DIRECTIONS FOR THIS TASK
Copy out precisely the lines beginning at the line that contains "Write the matplotlib code for this chart." and ending at the line that contains "solid_joinstyle='miter', zorder=1, clip_on=False)", including both.
- - -
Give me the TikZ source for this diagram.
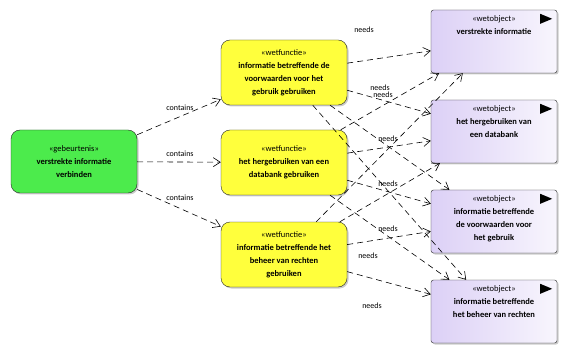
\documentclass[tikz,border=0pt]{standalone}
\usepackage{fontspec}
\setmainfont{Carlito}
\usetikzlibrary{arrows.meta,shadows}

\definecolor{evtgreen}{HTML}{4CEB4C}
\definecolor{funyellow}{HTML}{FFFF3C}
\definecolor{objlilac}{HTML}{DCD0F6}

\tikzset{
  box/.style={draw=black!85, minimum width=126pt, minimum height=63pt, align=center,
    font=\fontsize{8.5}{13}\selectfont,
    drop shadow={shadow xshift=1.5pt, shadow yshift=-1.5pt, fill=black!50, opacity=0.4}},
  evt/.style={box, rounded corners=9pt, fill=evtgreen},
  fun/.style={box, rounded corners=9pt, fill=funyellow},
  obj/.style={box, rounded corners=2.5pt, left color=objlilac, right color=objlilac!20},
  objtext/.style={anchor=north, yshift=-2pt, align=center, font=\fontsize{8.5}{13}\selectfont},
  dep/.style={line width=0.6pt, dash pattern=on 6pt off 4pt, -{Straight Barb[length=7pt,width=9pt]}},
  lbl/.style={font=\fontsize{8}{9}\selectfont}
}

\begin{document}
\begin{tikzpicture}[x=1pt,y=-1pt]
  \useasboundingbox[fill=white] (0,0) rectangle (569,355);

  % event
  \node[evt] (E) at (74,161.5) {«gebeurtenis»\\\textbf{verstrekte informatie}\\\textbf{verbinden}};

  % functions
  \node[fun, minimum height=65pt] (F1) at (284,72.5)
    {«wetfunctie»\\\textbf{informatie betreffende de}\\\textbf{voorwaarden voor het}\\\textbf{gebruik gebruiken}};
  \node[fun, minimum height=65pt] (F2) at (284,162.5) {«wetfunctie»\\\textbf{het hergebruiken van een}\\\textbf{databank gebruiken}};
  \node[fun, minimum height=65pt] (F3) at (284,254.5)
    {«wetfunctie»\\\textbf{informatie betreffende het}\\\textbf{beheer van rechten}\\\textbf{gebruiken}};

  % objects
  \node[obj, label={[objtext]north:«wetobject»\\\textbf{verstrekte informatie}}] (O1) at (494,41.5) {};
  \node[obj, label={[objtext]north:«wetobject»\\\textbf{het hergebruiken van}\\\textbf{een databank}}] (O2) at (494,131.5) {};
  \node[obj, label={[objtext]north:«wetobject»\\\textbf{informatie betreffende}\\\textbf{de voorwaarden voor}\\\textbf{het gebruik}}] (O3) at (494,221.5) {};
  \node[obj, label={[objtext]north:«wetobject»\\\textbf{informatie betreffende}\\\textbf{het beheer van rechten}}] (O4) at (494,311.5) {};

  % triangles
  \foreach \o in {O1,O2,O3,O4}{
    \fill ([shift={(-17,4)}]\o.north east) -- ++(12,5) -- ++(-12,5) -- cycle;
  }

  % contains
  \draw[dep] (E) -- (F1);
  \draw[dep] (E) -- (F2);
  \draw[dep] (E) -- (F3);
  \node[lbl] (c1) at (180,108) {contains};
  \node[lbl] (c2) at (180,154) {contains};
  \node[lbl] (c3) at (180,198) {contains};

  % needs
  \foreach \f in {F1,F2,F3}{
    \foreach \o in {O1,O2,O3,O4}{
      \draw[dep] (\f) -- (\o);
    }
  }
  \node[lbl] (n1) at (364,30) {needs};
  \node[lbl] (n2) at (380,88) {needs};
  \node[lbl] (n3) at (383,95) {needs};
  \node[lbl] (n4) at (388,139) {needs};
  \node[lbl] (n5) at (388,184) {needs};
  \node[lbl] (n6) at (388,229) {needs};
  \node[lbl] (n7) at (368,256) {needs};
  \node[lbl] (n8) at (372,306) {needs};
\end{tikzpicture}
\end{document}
- - -
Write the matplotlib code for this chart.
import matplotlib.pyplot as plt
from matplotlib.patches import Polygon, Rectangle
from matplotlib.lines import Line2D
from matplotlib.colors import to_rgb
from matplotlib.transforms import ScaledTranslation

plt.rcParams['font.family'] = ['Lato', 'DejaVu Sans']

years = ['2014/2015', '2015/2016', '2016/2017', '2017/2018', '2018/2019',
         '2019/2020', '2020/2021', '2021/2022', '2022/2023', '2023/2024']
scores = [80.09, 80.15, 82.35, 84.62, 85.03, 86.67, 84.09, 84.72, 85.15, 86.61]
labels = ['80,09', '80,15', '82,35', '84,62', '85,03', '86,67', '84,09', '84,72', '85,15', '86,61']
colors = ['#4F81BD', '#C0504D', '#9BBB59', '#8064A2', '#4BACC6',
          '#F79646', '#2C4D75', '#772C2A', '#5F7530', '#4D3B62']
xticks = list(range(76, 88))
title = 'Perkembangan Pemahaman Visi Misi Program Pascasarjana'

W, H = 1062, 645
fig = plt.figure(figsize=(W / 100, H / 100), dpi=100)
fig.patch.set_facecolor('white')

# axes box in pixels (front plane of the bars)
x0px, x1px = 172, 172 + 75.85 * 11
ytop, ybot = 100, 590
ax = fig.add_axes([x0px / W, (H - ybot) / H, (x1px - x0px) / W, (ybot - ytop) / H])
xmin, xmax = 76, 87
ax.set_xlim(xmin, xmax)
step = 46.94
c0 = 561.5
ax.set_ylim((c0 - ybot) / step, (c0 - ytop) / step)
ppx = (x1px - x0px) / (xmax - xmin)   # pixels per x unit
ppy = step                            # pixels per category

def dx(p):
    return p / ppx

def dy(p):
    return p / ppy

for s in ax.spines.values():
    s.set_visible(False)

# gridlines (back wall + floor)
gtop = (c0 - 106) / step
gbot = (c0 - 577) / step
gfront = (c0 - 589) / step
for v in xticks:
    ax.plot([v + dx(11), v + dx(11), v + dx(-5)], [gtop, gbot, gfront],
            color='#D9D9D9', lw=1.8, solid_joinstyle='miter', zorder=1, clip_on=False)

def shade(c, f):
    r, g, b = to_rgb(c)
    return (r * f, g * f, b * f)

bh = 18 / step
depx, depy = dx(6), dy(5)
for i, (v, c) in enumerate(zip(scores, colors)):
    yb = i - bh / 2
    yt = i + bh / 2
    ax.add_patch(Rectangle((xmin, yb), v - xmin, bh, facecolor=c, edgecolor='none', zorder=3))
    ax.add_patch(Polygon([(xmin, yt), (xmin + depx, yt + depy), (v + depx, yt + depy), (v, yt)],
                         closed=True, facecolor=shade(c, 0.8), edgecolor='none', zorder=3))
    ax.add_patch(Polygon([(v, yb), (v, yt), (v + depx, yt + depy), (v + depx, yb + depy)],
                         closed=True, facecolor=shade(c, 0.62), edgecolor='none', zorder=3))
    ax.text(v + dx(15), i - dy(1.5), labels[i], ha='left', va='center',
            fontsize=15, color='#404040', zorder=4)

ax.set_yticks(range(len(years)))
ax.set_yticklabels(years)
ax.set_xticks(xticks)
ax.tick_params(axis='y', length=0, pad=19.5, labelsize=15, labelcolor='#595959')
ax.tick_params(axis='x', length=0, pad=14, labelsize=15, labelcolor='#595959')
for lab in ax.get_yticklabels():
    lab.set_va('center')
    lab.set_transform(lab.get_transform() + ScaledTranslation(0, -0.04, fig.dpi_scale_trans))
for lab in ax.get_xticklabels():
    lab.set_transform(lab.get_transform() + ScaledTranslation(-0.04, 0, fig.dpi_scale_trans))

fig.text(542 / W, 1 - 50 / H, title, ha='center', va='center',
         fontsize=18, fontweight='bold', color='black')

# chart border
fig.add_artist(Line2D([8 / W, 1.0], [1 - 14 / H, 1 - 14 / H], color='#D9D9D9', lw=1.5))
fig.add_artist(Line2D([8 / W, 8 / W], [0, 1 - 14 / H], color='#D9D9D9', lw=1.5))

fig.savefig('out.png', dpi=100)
- - -
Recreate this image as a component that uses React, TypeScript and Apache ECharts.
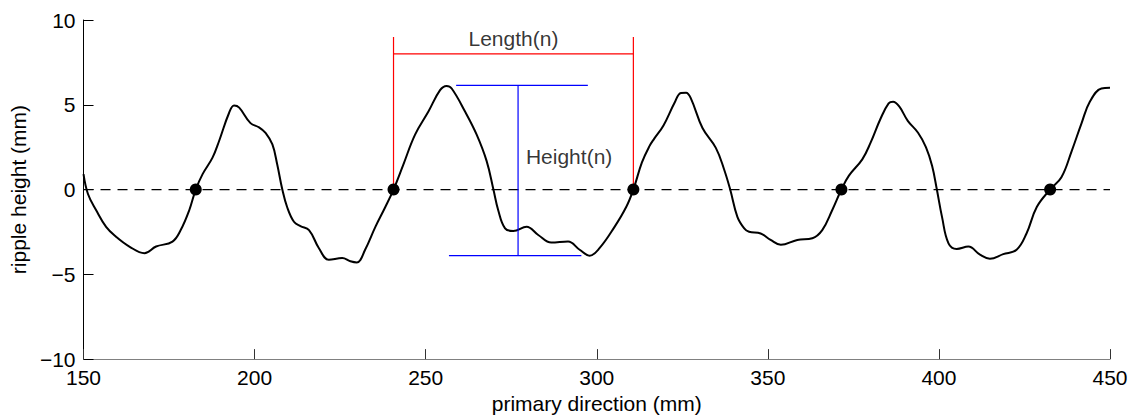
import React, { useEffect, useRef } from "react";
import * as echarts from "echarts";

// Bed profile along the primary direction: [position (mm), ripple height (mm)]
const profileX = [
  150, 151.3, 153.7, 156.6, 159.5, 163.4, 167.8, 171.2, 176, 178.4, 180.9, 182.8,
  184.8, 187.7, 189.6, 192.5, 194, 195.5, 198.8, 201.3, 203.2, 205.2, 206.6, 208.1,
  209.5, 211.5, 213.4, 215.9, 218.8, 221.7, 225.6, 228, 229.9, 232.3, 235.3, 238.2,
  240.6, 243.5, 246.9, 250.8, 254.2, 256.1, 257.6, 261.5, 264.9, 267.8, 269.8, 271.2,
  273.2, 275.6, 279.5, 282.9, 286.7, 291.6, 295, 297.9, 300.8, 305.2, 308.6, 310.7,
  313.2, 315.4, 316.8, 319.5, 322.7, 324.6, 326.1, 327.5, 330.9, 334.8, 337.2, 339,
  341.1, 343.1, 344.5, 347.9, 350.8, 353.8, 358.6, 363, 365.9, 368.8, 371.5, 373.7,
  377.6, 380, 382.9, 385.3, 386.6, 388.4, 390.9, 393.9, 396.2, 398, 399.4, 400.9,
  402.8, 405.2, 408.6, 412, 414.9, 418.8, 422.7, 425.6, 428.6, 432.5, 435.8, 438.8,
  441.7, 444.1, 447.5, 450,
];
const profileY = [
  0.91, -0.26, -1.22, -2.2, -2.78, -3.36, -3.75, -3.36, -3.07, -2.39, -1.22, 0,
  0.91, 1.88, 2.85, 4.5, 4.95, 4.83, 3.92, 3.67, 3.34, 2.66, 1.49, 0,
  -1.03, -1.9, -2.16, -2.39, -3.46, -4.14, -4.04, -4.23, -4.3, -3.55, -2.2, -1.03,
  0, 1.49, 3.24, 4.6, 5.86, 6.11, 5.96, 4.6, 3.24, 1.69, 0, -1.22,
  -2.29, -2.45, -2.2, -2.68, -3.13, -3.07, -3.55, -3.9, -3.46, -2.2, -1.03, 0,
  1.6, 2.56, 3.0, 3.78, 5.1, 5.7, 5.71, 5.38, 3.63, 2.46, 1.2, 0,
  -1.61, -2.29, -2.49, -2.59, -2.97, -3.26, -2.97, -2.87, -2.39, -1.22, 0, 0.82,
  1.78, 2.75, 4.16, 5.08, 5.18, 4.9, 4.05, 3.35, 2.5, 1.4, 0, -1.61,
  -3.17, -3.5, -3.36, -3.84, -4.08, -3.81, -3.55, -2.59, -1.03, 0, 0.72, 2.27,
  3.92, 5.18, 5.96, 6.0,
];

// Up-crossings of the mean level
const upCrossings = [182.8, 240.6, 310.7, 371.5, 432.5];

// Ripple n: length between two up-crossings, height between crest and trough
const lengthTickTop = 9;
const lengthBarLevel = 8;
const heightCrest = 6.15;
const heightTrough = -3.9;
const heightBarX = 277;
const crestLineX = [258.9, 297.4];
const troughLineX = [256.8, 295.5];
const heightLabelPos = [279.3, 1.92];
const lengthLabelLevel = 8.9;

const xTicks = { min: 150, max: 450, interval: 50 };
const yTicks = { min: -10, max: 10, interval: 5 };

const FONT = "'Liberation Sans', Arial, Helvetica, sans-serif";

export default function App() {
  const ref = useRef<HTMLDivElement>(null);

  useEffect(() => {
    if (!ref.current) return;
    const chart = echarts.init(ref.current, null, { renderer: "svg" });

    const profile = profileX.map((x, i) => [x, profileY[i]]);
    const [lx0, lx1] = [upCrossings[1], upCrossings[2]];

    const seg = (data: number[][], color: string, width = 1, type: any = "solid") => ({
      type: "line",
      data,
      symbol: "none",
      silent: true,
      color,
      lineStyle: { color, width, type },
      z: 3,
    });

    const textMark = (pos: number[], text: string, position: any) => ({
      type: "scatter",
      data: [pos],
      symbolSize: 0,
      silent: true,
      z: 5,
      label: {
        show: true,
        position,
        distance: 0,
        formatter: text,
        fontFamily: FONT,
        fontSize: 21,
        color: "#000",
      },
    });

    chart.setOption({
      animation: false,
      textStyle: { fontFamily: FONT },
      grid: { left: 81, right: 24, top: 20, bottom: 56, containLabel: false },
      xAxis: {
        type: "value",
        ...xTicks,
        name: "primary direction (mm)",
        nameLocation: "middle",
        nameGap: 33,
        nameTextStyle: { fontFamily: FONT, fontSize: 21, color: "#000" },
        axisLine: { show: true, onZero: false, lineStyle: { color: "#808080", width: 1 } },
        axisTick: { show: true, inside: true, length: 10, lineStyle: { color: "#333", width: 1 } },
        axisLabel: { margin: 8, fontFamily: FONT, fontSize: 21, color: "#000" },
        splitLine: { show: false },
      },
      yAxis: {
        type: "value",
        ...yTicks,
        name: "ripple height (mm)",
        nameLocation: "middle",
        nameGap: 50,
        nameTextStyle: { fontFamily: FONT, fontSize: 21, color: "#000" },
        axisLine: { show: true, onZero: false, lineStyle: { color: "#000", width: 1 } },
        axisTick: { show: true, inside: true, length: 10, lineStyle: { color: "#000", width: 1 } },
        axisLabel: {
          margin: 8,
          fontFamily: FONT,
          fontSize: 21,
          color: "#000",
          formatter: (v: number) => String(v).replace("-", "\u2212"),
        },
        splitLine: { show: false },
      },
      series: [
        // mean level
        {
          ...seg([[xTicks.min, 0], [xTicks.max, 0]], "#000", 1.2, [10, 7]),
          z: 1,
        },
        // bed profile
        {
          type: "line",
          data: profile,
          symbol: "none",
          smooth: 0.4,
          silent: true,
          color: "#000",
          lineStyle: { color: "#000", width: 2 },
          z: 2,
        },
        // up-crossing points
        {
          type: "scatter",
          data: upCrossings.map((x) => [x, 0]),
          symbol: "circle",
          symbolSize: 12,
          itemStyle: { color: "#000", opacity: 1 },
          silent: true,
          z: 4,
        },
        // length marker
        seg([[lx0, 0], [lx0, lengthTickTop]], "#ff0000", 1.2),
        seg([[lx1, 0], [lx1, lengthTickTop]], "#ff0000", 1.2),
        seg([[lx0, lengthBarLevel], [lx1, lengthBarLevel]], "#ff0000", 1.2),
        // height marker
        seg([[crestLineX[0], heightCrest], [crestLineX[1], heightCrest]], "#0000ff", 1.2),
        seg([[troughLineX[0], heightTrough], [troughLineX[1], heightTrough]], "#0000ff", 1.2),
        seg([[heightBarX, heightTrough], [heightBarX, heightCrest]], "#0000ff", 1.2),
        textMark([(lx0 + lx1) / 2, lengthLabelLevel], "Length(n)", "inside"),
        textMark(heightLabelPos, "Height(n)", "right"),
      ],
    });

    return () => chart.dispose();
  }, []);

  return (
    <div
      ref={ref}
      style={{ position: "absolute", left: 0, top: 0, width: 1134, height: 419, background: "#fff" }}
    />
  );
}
- - -
OUTPUT FOR THIS TASK
Write the matplotlib code for this chart.
import matplotlib.pyplot as plt
from matplotlib.patches import Polygon, Rectangle
from matplotlib.lines import Line2D
from matplotlib.colors import to_rgb
from matplotlib.transforms import ScaledTranslation

plt.rcParams['font.family'] = ['Lato', 'DejaVu Sans']

years = ['2014/2015', '2015/2016', '2016/2017', '2017/2018', '2018/2019',
         '2019/2020', '2020/2021', '2021/2022', '2022/2023', '2023/2024']
scores = [80.09, 80.15, 82.35, 84.62, 85.03, 86.67, 84.09, 84.72, 85.15, 86.61]
labels = ['80,09', '80,15', '82,35', '84,62', '85,03', '86,67', '84,09', '84,72', '85,15', '86,61']
colors = ['#4F81BD', '#C0504D', '#9BBB59', '#8064A2', '#4BACC6',
          '#F79646', '#2C4D75', '#772C2A', '#5F7530', '#4D3B62']
xticks = list(range(76, 88))
title = 'Perkembangan Pemahaman Visi Misi Program Pascasarjana'

W, H = 1062, 645
fig = plt.figure(figsize=(W / 100, H / 100), dpi=100)
fig.patch.set_facecolor('white')

# axes box in pixels (front plane of the bars)
x0px, x1px = 172, 172 + 75.85 * 11
ytop, ybot = 100, 590
ax = fig.add_axes([x0px / W, (H - ybot) / H, (x1px - x0px) / W, (ybot - ytop) / H])
xmin, xmax = 76, 87
ax.set_xlim(xmin, xmax)
step = 46.94
c0 = 561.5
ax.set_ylim((c0 - ybot) / step, (c0 - ytop) / step)
ppx = (x1px - x0px) / (xmax - xmin)   # pixels per x unit
ppy = step                            # pixels per category

def dx(p):
    return p / ppx

def dy(p):
    return p / ppy

for s in ax.spines.values():
    s.set_visible(False)

# gridlines (back wall + floor)
gtop = (c0 - 106) / step
gbot = (c0 - 577) / step
gfront = (c0 - 589) / step
for v in xticks:
    ax.plot([v + dx(11), v + dx(11), v + dx(-5)], [gtop, gbot, gfront],
            color='#D9D9D9', lw=1.8, solid_joinstyle='miter', zorder=1, clip_on=False)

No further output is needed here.